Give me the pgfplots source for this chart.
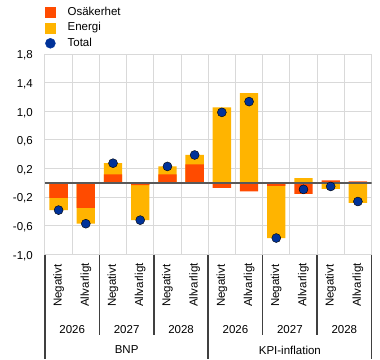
\documentclass[border=0pt]{standalone}
\usepackage{pgfplots}
\pgfplotsset{compat=1.18}
\usepackage{pgfplotstable}
\usepackage{fontspec}
\setmainfont{Liberation Sans}
\definecolor{cOsak}{HTML}{FF4B00}
\definecolor{cEner}{HTML}{FFB400}
\definecolor{cTot}{HTML}{003299}
\definecolor{cZero}{HTML}{595959}
\definecolor{cGrid}{HTML}{D9D9D9}
\definecolor{cSep}{HTML}{404040}

% i = category index; osak = Osäkerhet; energi = Energi; total = Total;
% ext = outer edge of the Energi segment (stacked beyond Osäkerhet when same sign)
\pgfplotstableread{
i  osak    energi  total  ext
0  -0.21   -0.17   -0.38  -0.38
1  -0.35   -0.22   -0.57  -0.57
2   0.12    0.155   0.275  0.275
3  -0.03   -0.49   -0.52  -0.52
4   0.12    0.11    0.23   0.23
5   0.26    0.13    0.39   0.39
6  -0.07    1.055   0.985  1.055
7  -0.12    1.255   1.135  1.255
8  -0.04   -0.73   -0.77  -0.77
9  -0.155   0.065  -0.09   0.065
10  0.035  -0.085  -0.05  -0.085
11  0.02   -0.28   -0.26  -0.28
}\data

\begin{document}
\fontsize{11.5}{13.5}\selectfont
\begin{tikzpicture}
\path[use as bounding box] (-45pt,-104.5pt) rectangle (335pt,254.5pt);
\begin{axis}[
  at={(0pt,0pt)}, anchor=south west,
  scale only axis, width=326.5pt, height=200.5pt,
  xmin=-0.5, xmax=11.5, ymin=-1, ymax=1.8,
  xtick={-0.5,0.5,1.5,2.5,3.5,4.5,5.5,6.5,7.5,8.5,9.5,10.5,11.5},
  xticklabels={},
  ytick={-1,-0.6,-0.2,0.2,0.6,1,1.4,1.8},
  grid=major, major grid style={cGrid, line width=1pt},
  axis line style={draw=none}, major tick length=0pt,
  yticklabel style={inner sep=0pt, xshift=-12pt, yshift=-1.5pt,
    /pgf/number format/fixed, /pgf/number format/fixed zerofill,
    /pgf/number format/precision=1, /pgf/number format/use comma,
    /pgf/number format/assume math mode=true},
  legend style={at={(0,1)}, anchor=south west, draw=none, fill=none,
    inner sep=0pt, yshift=5pt, row sep=4.5pt, column sep=12pt,
    nodes={inner sep=0pt, text height=8.5pt, text depth=2.5pt}},
  legend cell align=left,
]
\addlegendimage{legend image code/.code={\fill[cOsak] (0pt,-5pt) rectangle (10pt,5pt);}}
\addlegendentry{Osäkerhet}
\addlegendimage{legend image code/.code={\fill[cEner] (0pt,-5pt) rectangle (10pt,5pt);}}
\addlegendentry{Energi}
\addlegendimage{legend image code/.code={\fill[cTot] (5pt,0pt) circle (5pt);}}
\addlegendentry{Total}

\addplot[ybar, bar width=18.3pt, bar shift=0pt, fill=cEner, draw=none, forget plot]
  table[x=i, y=ext] {\data};
\addplot[ybar, bar width=18.3pt, bar shift=0pt, fill=cOsak, draw=none, forget plot]
  table[x=i, y=osak] {\data};
\addplot[cZero, line width=2pt, forget plot] coordinates {(-0.5,0) (11.5,0)};
\addplot[only marks, mark=*, mark size=4.5pt, mark options={fill=cTot, draw=none}, forget plot]
  table[x=i, y=total] {\data};
\end{axis}

% category labels
\foreach \k/\yr in {0/2026,1/2027,2/2028,3/2026,4/2027,5/2028} {
  \node[rotate=90, anchor=west, inner sep=0pt] at ({(2*\k+0.5)*27.2083pt},-52.5pt) {Negativt};
  \node[rotate=90, anchor=west, inner sep=0pt] at ({(2*\k+1.5)*27.2083pt},-52.5pt) {Allvarligt};
  \node[inner sep=0pt] at ({(2*\k+1)*27.2083pt},-75.5pt) {\yr};
}
\node[inner sep=0pt] at (81.625pt,-95.5pt) {BNP};
\node[inner sep=0pt] at (244.875pt,-95.5pt) {KPI-inflation};
% separators
\foreach \xx in {54.4167,108.8333,217.6667,272.0833}
  \draw[cSep, line width=1.6pt] (\xx pt,0pt) -- (\xx pt,-80.5pt);
\foreach \xx in {0,163.25,326.5}
  \draw[cSep, line width=1.6pt] (\xx pt,0pt) -- (\xx pt,-104.5pt);
\end{tikzpicture}
\end{document}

· · · ·

**Goal of the exercise**
In this exercise, set down all of the data exactly, without the pictures.

**Solution to this exercise**
Give me the pgfplots source for this chart.
\documentclass[border=0pt]{standalone}
\usepackage{pgfplots}
\pgfplotsset{compat=1.18}
\usepackage{pgfplotstable}
\usepackage{fontspec}
\setmainfont{Liberation Sans}
\definecolor{cOsak}{HTML}{FF4B00}
\definecolor{cEner}{HTML}{FFB400}
\definecolor{cTot}{HTML}{003299}
\definecolor{cZero}{HTML}{595959}
\definecolor{cGrid}{HTML}{D9D9D9}
\definecolor{cSep}{HTML}{404040}

% i = category index; osak = Osäkerhet; energi = Energi; total = Total;
% ext = outer edge of the Energi segment (stacked beyond Osäkerhet when same sign)
\pgfplotstableread{
i  osak    energi  total  ext
0  -0.21   -0.17   -0.38  -0.38
1  -0.35   -0.22   -0.57  -0.57
2   0.12    0.155   0.275  0.275
3  -0.03   -0.49   -0.52  -0.52
4   0.12    0.11    0.23   0.23
5   0.26    0.13    0.39   0.39
6  -0.07    1.055   0.985  1.055
7  -0.12    1.255   1.135  1.255
8  -0.04   -0.73   -0.77  -0.77
9  -0.155   0.065  -0.09   0.065
10  0.035  -0.085  -0.05  -0.085
11  0.02   -0.28   -0.26  -0.28
}\data

\begin{document}
\fontsize{11.5}{13.5}\selectfont
\begin{tikzpicture}
\path[use as bounding box] (-45pt,-104.5pt) rectangle (335pt,254.5pt);
\begin{axis}[
  at={(0pt,0pt)}, anchor=south west,
  scale only axis, width=326.5pt, height=200.5pt,
  xmin=-0.5, xmax=11.5, ymin=-1, ymax=1.8,
  xtick={-0.5,0.5,1.5,2.5,3.5,4.5,5.5,6.5,7.5,8.5,9.5,10.5,11.5},
  xticklabels={},
  ytick={-1,-0.6,-0.2,0.2,0.6,1,1.4,1.8},
  grid=major, major grid style={cGrid, line width=1pt},
  axis line style={draw=none}, major tick length=0pt,
  yticklabel style={inner sep=0pt, xshift=-12pt, yshift=-1.5pt,
    /pgf/number format/fixed, /pgf/number format/fixed zerofill,
    /pgf/number format/precision=1, /pgf/number format/use comma,
    /pgf/number format/assume math mode=true},
  legend style={at={(0,1)}, anchor=south west, draw=none, fill=none,
    inner sep=0pt, yshift=5pt, row sep=4.5pt, column sep=12pt,
    nodes={inner sep=0pt, text height=8.5pt, text depth=2.5pt}},
  legend cell align=left,
]
\addlegendimage{legend image code/.code={\fill[cOsak] (0pt,-5pt) rectangle (10pt,5pt);}}
\addlegendentry{Osäkerhet}
\addlegendimage{legend image code/.code={\fill[cEner] (0pt,-5pt) rectangle (10pt,5pt);}}
\addlegendentry{Energi}
\addlegendimage{legend image code/.code={\fill[cTot] (5pt,0pt) circle (5pt);}}
\addlegendentry{Total}

\addplot[ybar, bar width=18.3pt, bar shift=0pt, fill=cEner, draw=none, forget plot]
  table[x=i, y=ext] {\data};
\addplot[ybar, bar width=18.3pt, bar shift=0pt, fill=cOsak, draw=none, forget plot]
  table[x=i, y=osak] {\data};
\addplot[cZero, line width=2pt, forget plot] coordinates {(-0.5,0) (11.5,0)};
\addplot[only marks, mark=*, mark size=4.5pt, mark options={fill=cTot, draw=none}, forget plot]
  table[x=i, y=total] {\data};
\end{axis}

% category labels
\foreach \k/\yr in {0/2026,1/2027,2/2028,3/2026,4/2027,5/2028} {
  \node[rotate=90, anchor=west, inner sep=0pt] at ({(2*\k+0.5)*27.2083pt},-52.5pt) {Negativt};
  \node[rotate=90, anchor=west, inner sep=0pt] at ({(2*\k+1.5)*27.2083pt},-52.5pt) {Allvarligt};
  \node[inner sep=0pt] at ({(2*\k+1)*27.2083pt},-75.5pt) {\yr};
}
\node[inner sep=0pt] at (81.625pt,-95.5pt) {BNP};
\node[inner sep=0pt] at (244.875pt,-95.5pt) {KPI-inflation};
% separators
\foreach \xx in {54.4167,108.8333,217.6667,272.0833}
  \draw[cSep, line width=1.6pt] (\xx pt,0pt) -- (\xx pt,-80.5pt);
\foreach \xx in {0,163.25,326.5}
  \draw[cSep, line width=1.6pt] (\xx pt,0pt) -- (\xx pt,-104.5pt);
\end{tikzpicture}
\end{document}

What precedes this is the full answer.